DIRECTIVE -
In the material below, please retype the lines from the very first through the one with "70, interval: 10", exactly and without pictures.

DATA SEGMENT -

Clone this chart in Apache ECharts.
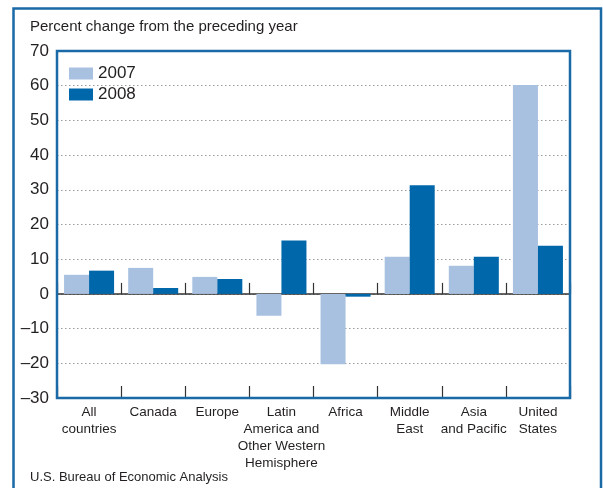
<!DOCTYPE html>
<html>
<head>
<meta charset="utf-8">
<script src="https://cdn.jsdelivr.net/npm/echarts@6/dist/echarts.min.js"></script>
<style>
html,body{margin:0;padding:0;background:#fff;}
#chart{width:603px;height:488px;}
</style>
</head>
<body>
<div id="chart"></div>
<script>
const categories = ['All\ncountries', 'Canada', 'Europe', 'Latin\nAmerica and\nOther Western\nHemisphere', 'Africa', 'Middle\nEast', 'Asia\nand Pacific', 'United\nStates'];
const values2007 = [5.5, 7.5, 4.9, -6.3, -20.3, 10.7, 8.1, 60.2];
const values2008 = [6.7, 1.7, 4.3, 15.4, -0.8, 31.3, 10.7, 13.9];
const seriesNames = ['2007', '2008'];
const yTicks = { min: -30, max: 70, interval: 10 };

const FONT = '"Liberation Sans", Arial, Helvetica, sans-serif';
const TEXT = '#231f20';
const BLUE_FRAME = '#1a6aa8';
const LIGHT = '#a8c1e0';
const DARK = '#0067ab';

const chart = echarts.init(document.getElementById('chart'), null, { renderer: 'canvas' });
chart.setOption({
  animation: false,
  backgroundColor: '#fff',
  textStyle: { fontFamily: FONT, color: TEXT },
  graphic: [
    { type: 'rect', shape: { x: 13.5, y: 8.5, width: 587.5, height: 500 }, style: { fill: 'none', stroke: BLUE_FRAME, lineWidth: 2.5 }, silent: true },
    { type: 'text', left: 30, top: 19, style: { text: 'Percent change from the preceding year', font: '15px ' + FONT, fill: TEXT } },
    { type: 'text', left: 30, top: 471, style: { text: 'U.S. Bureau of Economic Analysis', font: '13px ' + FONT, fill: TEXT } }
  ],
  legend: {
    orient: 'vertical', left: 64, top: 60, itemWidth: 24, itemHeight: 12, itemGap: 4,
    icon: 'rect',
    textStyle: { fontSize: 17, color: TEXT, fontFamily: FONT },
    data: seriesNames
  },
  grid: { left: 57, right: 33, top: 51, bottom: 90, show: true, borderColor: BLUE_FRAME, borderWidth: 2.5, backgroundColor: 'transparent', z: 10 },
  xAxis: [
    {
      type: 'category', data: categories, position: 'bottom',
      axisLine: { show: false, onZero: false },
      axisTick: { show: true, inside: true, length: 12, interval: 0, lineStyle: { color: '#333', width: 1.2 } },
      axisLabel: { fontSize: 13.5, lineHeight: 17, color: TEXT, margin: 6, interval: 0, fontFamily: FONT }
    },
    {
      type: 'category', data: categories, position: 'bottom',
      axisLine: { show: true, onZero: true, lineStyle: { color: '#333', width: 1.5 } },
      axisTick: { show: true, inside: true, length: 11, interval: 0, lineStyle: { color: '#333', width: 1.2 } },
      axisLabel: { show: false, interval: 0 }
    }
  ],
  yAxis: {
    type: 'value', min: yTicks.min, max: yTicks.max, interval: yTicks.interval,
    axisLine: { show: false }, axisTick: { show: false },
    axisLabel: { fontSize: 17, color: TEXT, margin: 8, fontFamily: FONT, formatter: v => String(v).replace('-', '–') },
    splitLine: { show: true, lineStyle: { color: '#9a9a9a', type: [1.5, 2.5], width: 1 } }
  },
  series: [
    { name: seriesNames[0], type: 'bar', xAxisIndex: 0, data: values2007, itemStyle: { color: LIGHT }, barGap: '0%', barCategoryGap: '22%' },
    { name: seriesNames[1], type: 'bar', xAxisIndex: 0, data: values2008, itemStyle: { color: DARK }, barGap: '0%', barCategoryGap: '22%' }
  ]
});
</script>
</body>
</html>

EXPECTED ANSWER -
Clone this chart in Apache ECharts.
<!DOCTYPE html>
<html>
<head>
<meta charset="utf-8">
<script src="https://cdn.jsdelivr.net/npm/echarts@6/dist/echarts.min.js"></script>
<style>
html,body{margin:0;padding:0;background:#fff;}
#chart{width:603px;height:488px;}
</style>
</head>
<body>
<div id="chart"></div>
<script>
const categories = ['All\ncountries', 'Canada', 'Europe', 'Latin\nAmerica and\nOther Western\nHemisphere', 'Africa', 'Middle\nEast', 'Asia\nand Pacific', 'United\nStates'];
const values2007 = [5.5, 7.5, 4.9, -6.3, -20.3, 10.7, 8.1, 60.2];
const values2008 = [6.7, 1.7, 4.3, 15.4, -0.8, 31.3, 10.7, 13.9];
const seriesNames = ['2007', '2008'];
const yTicks = { min: -30, max: 70, interval: 10 };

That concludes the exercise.